The reason they make those hyperbolic statements is that they _know_ there is
little
chance they can be proven wrong.  Because Deep Blue 2 is simply no longer
playing
chess.  IE once someone stops doing something, and becomes too old to do it
again, then
it is easy for others to say "I am better now than he was back then" because
they know
there is no way to disprove that (without a time machine).


>
>Would you say that your experiment with GENIUS 2 reflects the similar relation
>as in DB2 and JUNIOR? Because then the result would be 6-0.
>


I don't know, obviously.  But I would expect deep blue 2 to beat any program of
today.
Solidly at least.  Maybe not 10 - 0 as I have no way to guestimate such numbers,
but I
have no doubt that it would at least win handily enough that it would be clearly
stronger.




>
>>
>>All I can say about DB2 vs the micros is that it is about 200x faster.  That's
>>more than enough.
>>Null-move or not.  IE I wouldn't want to play a match Crafty vs
>>Crafty/no-null/200x faster,
>>myself, and that would not be a completely fair test since I know that DB did
>>some things in
>>their eval that I am not doing at present...
>
>
>Ah, another question. Would you think that that what they did in the eval would
>pay in comp vs comp or more in comp vs human? If possible please give us a few
>general factors of importance in that sense of comparison. What is where
>especially important. Hope that is not a repetition. I find the explanations
>with side looks to the past extremely valuable.
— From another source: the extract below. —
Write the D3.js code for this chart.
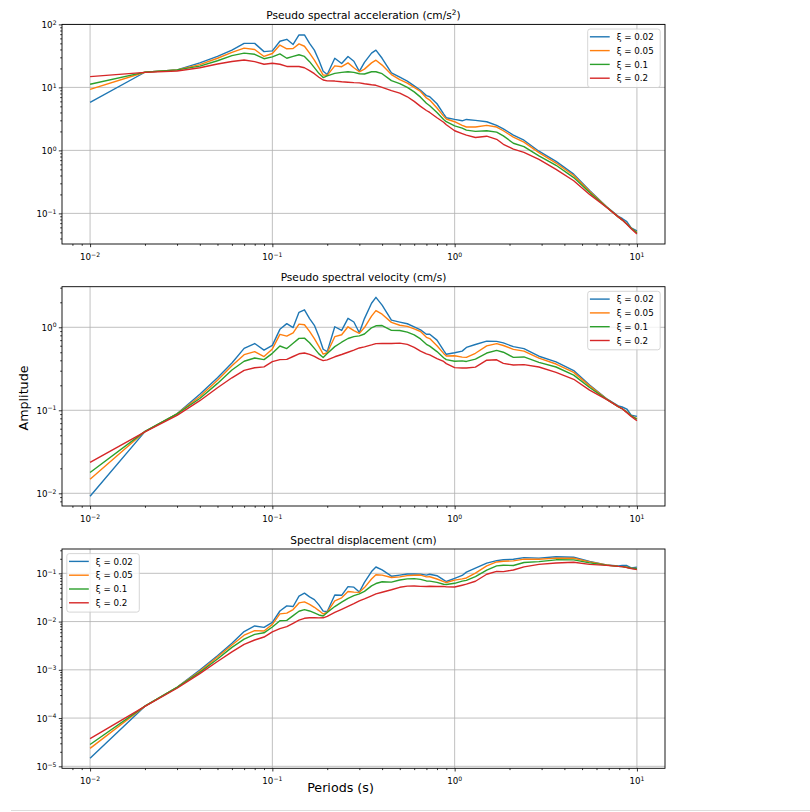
<!DOCTYPE html>
<html>
<head>
<meta charset="utf-8">
<script src="https://cdn.jsdelivr.net/npm/d3@7"></script>
<style>
  body { margin: 0; background: #fff; }
  text { font-family: "DejaVu Sans", sans-serif; fill: #000; }
</style>
</head>
<body>
<script>
// ---------------- DATA ----------------
const periods = [0.01,0.02,0.03,0.04,0.05,0.06,0.07,0.08,0.09,0.10,
  0.11,0.12,0.13,0.14,0.15,0.16,0.17,0.18,0.19,0.20,
  0.22,0.24,0.26,0.28,0.30,
  0.32,0.35,0.37,0.40,0.45,
  0.50,0.55,0.60,0.65,0.70,0.73,0.80,0.87,0.90,1.0,
  1.1,1.16,1.3,1.5,1.7,1.85,2.1,2.4,2.9,3.6,
  4.5,5.5,6.8,7.9,8.3,8.8,9.3,10];

const dampingLabels = ["ξ = 0.02", "ξ = 0.05", "ξ = 0.1", "ξ = 0.2"];
const seriesColors = ["#1f77b4", "#ff7f0e", "#2ca02c", "#d62728"];

// Pseudo spectral acceleration (cm/s^2)
const psa002 = [5.8,17.4,19.0,24.5,31,39,50,50,37,38,
  54,58,48,68,68,50,39,27,18,16,
  29,24,31,26,18,
  25,35,39,29,17,
  14.5,12.6,10.6,9.0,7.4,7.1,5.5,3.8,3.3,3.1,
  2.95,3.1,3.0,2.85,2.5,2.2,1.75,1.45,0.97,0.67,
  0.42,0.23,0.128,0.090,0.083,0.074,0.059,0.053];
const psa005 = [9.3,17.4,19.0,23.0,29,36,42,40,31,34.5,
  47,41,41.5,49,45,35,27,20.6,15.7,15.5,
  22,21.3,24.5,20.5,17.7,
  19.5,24.5,27,22.6,16,
  13.3,11.7,10.0,8.6,6.8,6.3,4.7,3.5,3.15,2.85,
  2.5,2.35,2.35,2.5,2.35,2.05,1.62,1.35,0.92,0.63,
  0.40,0.225,0.127,0.088,0.079,0.068,0.058,0.050];
const psa01 = [11.2,17.5,19.0,21.8,26.5,32,35,33.5,28.5,30.5,
  34,29,31,33,31,25.6,20.6,16.7,14.3,15.2,
  16.7,17.3,17.7,17.3,16.5,
  16.3,17.7,17.7,16.5,12.8,
  11.5,10.0,8.5,7.0,5.6,5.1,4.0,3.1,2.85,2.45,
  2.25,2.1,2.0,2.05,1.95,1.7,1.3,1.15,0.82,0.58,
  0.37,0.215,0.126,0.088,0.079,0.068,0.058,0.049];
const psa02 = [14.8,17.3,18.2,20.5,23.5,25.8,27.2,25.6,23.3,24.2,
  23.3,21.5,21.5,21.5,20.5,18.5,16.5,14.5,13.1,12.7,
  12.6,12.3,12.1,11.9,11.8,
  11.4,11.0,10.8,10.0,8.9,
  8.1,7.1,6.0,5.0,4.3,4.0,3.3,2.8,2.55,2.05,
  1.85,1.75,1.6,1.68,1.5,1.25,1.05,0.93,0.72,0.50,
  0.33,0.20,0.125,0.088,0.079,0.067,0.057,0.047];

// Pseudo spectral velocity (cm/s)
const psv002 = [0.00923,0.0554,0.0907,0.156,0.247,0.372,0.557,0.637,0.530,0.605,
  0.945,1.108,0.993,1.515,1.623,1.273,1.055,0.774,0.544,0.509,
  1.015,0.917,1.283,1.159,0.859,
  1.273,1.950,2.297,1.846,1.218,
  1.154,1.103,1.012,0.931,0.824,0.825,0.700,0.526,0.473,0.493,
  0.516,0.572,0.621,0.680,0.676,0.648,0.585,0.554,0.448,0.384,
  0.301,0.201,0.1385,0.1132,0.1096,0.1036,0.0873,0.0844];
const psv005 = [0.0148,0.0554,0.0907,0.1464,0.2308,0.3438,0.4679,0.5093,0.4440,0.5491,
  0.8228,0.7831,0.8586,1.0918,1.0743,0.8913,0.7305,0.5902,0.4748,0.4934,
  0.7703,0.8136,1.0138,0.9135,0.8451,
  0.9931,1.3648,1.5900,1.4388,1.1459,
  1.0584,1.0242,0.9549,0.8897,0.7576,0.7319,0.5984,0.4846,0.4512,0.4536,
  0.4377,0.4339,0.4862,0.5968,0.6358,0.6036,0.5415,0.5157,0.4246,0.3610,
  0.2865,0.1970,0.1375,0.1106,0.1044,0.0952,0.0859,0.0796];
const psv01 = [0.01783,0.0557,0.0907,0.1388,0.2109,0.3056,0.3899,0.4265,0.4082,0.4854,
  0.5952,0.5539,0.6414,0.7353,0.7401,0.6519,0.5574,0.4784,0.4324,0.4838,
  0.5847,0.6608,0.7324,0.7709,0.7878,
  0.8302,0.9860,1.0423,1.0504,0.9167,
  0.9151,0.8754,0.8117,0.7242,0.6239,0.5925,0.5093,0.4292,0.4082,0.3899,
  0.3939,0.3877,0.4138,0.4894,0.5276,0.5005,0.4345,0.4393,0.3785,0.3323,
  0.2650,0.1882,0.1364,0.1106,0.1044,0.0952,0.0859,0.0780];
const psv02 = [0.02355,0.05507,0.0869,0.1305,0.1870,0.2464,0.3030,0.3259,0.3338,0.3851,
  0.4079,0.4106,0.4448,0.4791,0.4894,0.4711,0.4464,0.4154,0.3961,0.4043,
  0.4412,0.4698,0.5007,0.5303,0.5634,
  0.5806,0.6127,0.6360,0.6366,0.6374,
  0.6446,0.6215,0.5730,0.5173,0.4791,0.4647,0.4202,0.3877,0.3653,0.3263,
  0.3239,0.3231,0.3310,0.4011,0.4058,0.3680,0.3509,0.3552,0.3323,0.2865,
  0.2364,0.1751,0.1353,0.1106,0.1044,0.0938,0.0844,0.0748];

// Spectral displacement (cm)
const sd002 = [1.47e-5,1.76e-4,4.33e-4,9.93e-4,1.96e-3,3.56e-3,6.21e-3,8.11e-3,7.59e-3,9.63e-3,
  0.01655,0.02116,0.02055,0.03376,0.03876,0.03242,0.02855,0.02216,0.01646,0.01621,
  0.03555,0.03502,0.05308,0.05163,0.04103,
  0.06485,0.1086,0.1352,0.1175,0.0872,
  0.0918,0.0966,0.0967,0.0963,0.0918,0.0958,0.0892,0.0729,0.0677,0.0785,
  0.0904,0.1057,0.1284,0.1624,0.1830,0.1907,0.1955,0.2116,0.2066,0.2200,
  0.2154,0.1762,0.1499,0.1423,0.1448,0.1451,0.1292,0.1342];
const sd005 = [2.36e-5,1.76e-4,4.33e-4,9.32e-4,1.84e-3,3.28e-3,5.21e-3,6.48e-3,6.36e-3,8.74e-3,
  0.01441,0.01496,0.01777,0.02433,0.02565,0.02270,0.01977,0.01691,0.01436,0.01571,
  0.02697,0.03108,0.04195,0.04071,0.04035,
  0.05058,0.07602,0.09363,0.09159,0.08207,
  0.08422,0.08965,0.09119,0.09204,0.08440,0.08504,0.07619,0.06710,0.06463,0.07219,
  0.07663,0.08010,0.1006,0.1425,0.1720,0.1777,0.1810,0.1970,0.1960,0.2068,
  0.2052,0.1724,0.1488,0.1391,0.1379,0.1334,0.1271,0.1267];
const sd01 = [2.84e-5,1.77e-4,4.33e-4,8.84e-4,1.68e-3,2.92e-3,4.34e-3,5.43e-3,5.85e-3,7.73e-3,
  0.01042,0.01058,0.01327,0.01638,0.01767,0.01660,0.01508,0.01371,0.01308,0.01540,
  0.02047,0.02524,0.03031,0.03436,0.03762,
  0.04228,0.05492,0.06138,0.06687,0.06566,
  0.07282,0.07662,0.07751,0.07491,0.06951,0.06884,0.06484,0.05943,0.05848,0.06206,
  0.06896,0.07158,0.08562,0.1168,0.1427,0.1474,0.1452,0.1678,0.1747,0.1904,
  0.1898,0.1647,0.1476,0.1391,0.1379,0.1334,0.1271,0.1241];
const sd02 = [3.75e-5,1.75e-4,4.15e-4,8.31e-4,1.49e-3,2.35e-3,3.38e-3,4.15e-3,4.78e-3,6.13e-3,
  7.14e-3,7.84e-3,9.20e-3,0.01067,0.01168,0.01200,0.01208,0.01190,0.01198,0.01287,
  0.01545,0.01795,0.02072,0.02363,0.02690,
  0.02957,0.03413,0.03745,0.04053,0.04565,
  0.05129,0.05440,0.05471,0.05351,0.05337,0.05399,0.05350,0.05368,0.05232,0.05192,
  0.05670,0.05965,0.06849,0.09575,0.1098,0.1084,0.1173,0.1357,0.1534,0.1641,
  0.1693,0.1532,0.1464,0.1391,0.1379,0.1314,0.1249,0.1190];

// tick values (decades)
const xTickValues = [0.01, 0.1, 1, 10];
const yTickValues1 = [0.1, 1, 10, 100];
const yTickValues2 = [0.01, 0.1, 1];
const yTickValues3 = [1e-5, 1e-4, 1e-3, 1e-2, 1e-1];

const titles = ["Pseudo spectral acceleration (cm/s", "Pseudo spectral velocity (cm/s)", "Spectral displacement (cm)"];
const yLabelText = "Amplitude";
const xLabelText = "Periods (s)";

// ---------------- LAYOUT ----------------
const W = 810, H = 812;
const L = 62, R = 665;
const panels = [
  { title: titles[0], sup: "2", top: 24.4, bottom: 244, ydom: [Math.pow(10,-1.486), 100], yticks: yTickValues1,
    series: [psa002, psa005, psa01, psa02], legend: "right" },
  { title: titles[1], top: 286.7, bottom: 506, ydom: [Math.pow(10,-2.153), Math.pow(10,0.489)], yticks: yTickValues2,
    series: [psv002, psv005, psv01, psv02], legend: "right" },
  { title: titles[2], top: 549, bottom: 768.3, ydom: [Math.pow(10,-5.041), Math.pow(10,-0.496)], yticks: yTickValues3,
    series: [sd002, sd005, sd01, sd02], legend: "left" }
];

const svg = d3.select("body").append("svg").attr("width", W).attr("height", H);
svg.append("rect").attr("width", W).attr("height", H).attr("fill", "#fff");

const x = d3.scaleLog().domain([Math.pow(10,-2.154), Math.pow(10,1.154)]).range([L, R]);

function minorTicks(scale) {
  const [a, b] = scale.domain();
  const out = [];
  for (let e = Math.floor(Math.log10(a)); e <= Math.ceil(Math.log10(b)); e++) {
    for (let m = 2; m <= 9; m++) {
      const v = m * Math.pow(10, e);
      if (v >= a && v <= b) out.push(v);
    }
  }
  return out;
}
function expOf(v) { return Math.round(Math.log10(v)); }
function fmtExp(e) { return (e < 0 ? "\u2212" : "") + Math.abs(e); }

const FS = 8.7;

panels.forEach((p, pi) => {
  const y = d3.scaleLog().domain(p.ydom).range([p.bottom, p.top]);
  const g = svg.append("g");

  // grid
  const gx = g.append("g");
  xTickValues.forEach(v => {
    gx.append("line").attr("x1", x(v)).attr("x2", x(v)).attr("y1", p.top).attr("y2", p.bottom)
      .attr("stroke", "#b0b0b0").attr("stroke-width", 0.8);
  });
  p.yticks.forEach(v => {
    gx.append("line").attr("x1", L).attr("x2", R).attr("y1", y(v)).attr("y2", y(v))
      .attr("stroke", "#b0b0b0").attr("stroke-width", 0.8);
  });

  // lines
  const clipId = "clip" + pi;
  svg.append("clipPath").attr("id", clipId).append("rect")
    .attr("x", L).attr("y", p.top).attr("width", R - L).attr("height", p.bottom - p.top);
  const line = d3.line().x(d => x(d[0])).y(d => y(d[1]));
  p.series.forEach((s, si) => {
    g.append("path").datum(periods.map((t, i) => [t, s[i]]))
      .attr("d", line).attr("fill", "none").attr("stroke", seriesColors[si])
      .attr("stroke-width", 1.4).attr("stroke-linejoin", "round").attr("clip-path", `url(#${clipId})`);
  });

  // axes ticks
  const axB = g.append("g").attr("transform", `translate(0,${p.bottom})`)
    .call(d3.axisBottom(x).tickValues(xTickValues).tickSize(3.2).tickFormat(""));
  axB.select(".domain").remove();
  const axBm = g.append("g").attr("transform", `translate(0,${p.bottom})`)
    .call(d3.axisBottom(x).tickValues(minorTicks(x)).tickSize(1.8).tickFormat(""));
  axBm.select(".domain").remove();
  const axL = g.append("g").attr("transform", `translate(${L},0)`)
    .call(d3.axisLeft(y).tickValues(p.yticks).tickSize(3.2).tickFormat(""));
  axL.select(".domain").remove();
  const axLm = g.append("g").attr("transform", `translate(${L},0)`)
    .call(d3.axisLeft(y).tickValues(minorTicks(y)).tickSize(1.8).tickFormat(""));
  axLm.select(".domain").remove();
  g.selectAll(".tick line").attr("stroke", "#000").attr("stroke-width", 0.8);

  // tick labels
  xTickValues.forEach(v => {
    const t = g.append("text").attr("x", x(v)).attr("y", p.bottom + 16).attr("text-anchor", "middle")
      .attr("font-size", FS);
    t.append("tspan").text("10");
    t.append("tspan").attr("dy", -3.4).attr("font-size", FS * 0.7).text(fmtExp(expOf(v)));
  });
  p.yticks.forEach(v => {
    const t = g.append("text").attr("x", 56.5).attr("y", y(v) + 3.6).attr("text-anchor", "end")
      .attr("font-size", FS);
    t.append("tspan").text("10");
    t.append("tspan").attr("dy", -3.4).attr("font-size", FS * 0.7).text(fmtExp(expOf(v)));
  });

  // spines
  g.append("rect").attr("x", L).attr("y", p.top).attr("width", R - L).attr("height", p.bottom - p.top)
    .attr("fill", "none").attr("stroke", "#000").attr("stroke-width", 0.9);

  // title
  const tt = g.append("text").attr("x", (L + R) / 2).attr("y", p.top - 5.4)
    .attr("text-anchor", "middle").attr("font-size", 10.6);
  tt.append("tspan").text(p.title);
  if (p.sup) {
    tt.append("tspan").attr("dy", -4).attr("font-size", 10.6 * 0.7).text(p.sup);
    tt.append("tspan").attr("dy", 4).text(")");
  }

  // legend
  const lw = 72.5, lh = 58.5;
  const lx = p.legend === "right" ? R - 4.8 - lw : L + 4.8;
  const ly = p.top + 4.6;
  const lg = g.append("g");
  lg.append("rect").attr("x", lx).attr("y", ly).attr("width", lw).attr("height", lh)
    .attr("rx", 2.5).attr("fill", "#fff").attr("fill-opacity", 0.8)
    .attr("stroke", "#cccccc").attr("stroke-width", 0.8);
  dampingLabels.forEach((lab, i) => {
    const cy = ly + 7.8 + i * 13.8;
    lg.append("line").attr("x1", lx + 2.2).attr("x2", lx + 22).attr("y1", cy).attr("y2", cy)
      .attr("stroke", seriesColors[i]).attr("stroke-width", 1.4);
    lg.append("text").attr("x", lx + 29).attr("y", cy + 3.2).attr("font-size", FS).text(lab);
  });
});

// axis labels
svg.append("text").attr("transform", "translate(27.5,398) rotate(-90)")
  .attr("text-anchor", "middle").attr("font-size", 12.7).text(yLabelText);
svg.append("text").attr("x", 340.5).attr("y", 792).attr("text-anchor", "middle")
  .attr("font-size", 12.7).text(xLabelText);

// bottom frame line
svg.append("line").attr("x1", 11).attr("x2", W).attr("y1", 810.5).attr("y2", 810.5)
  .attr("stroke", "#dddddd").attr("stroke-width", 1);
</script>
</body>
</html>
What I hope for my questions
>too.
>
>Rolf Tueschen


That I don't know.  Since they specifically tuned for humans, anything would be
possible
vs comps.  But the problem is that their search tree is so large, it will cover
for some
potential mistakes their eval might make.  Although Hsu's test suggested that
their eval
was quite good against commercial programs (and mine too, of course).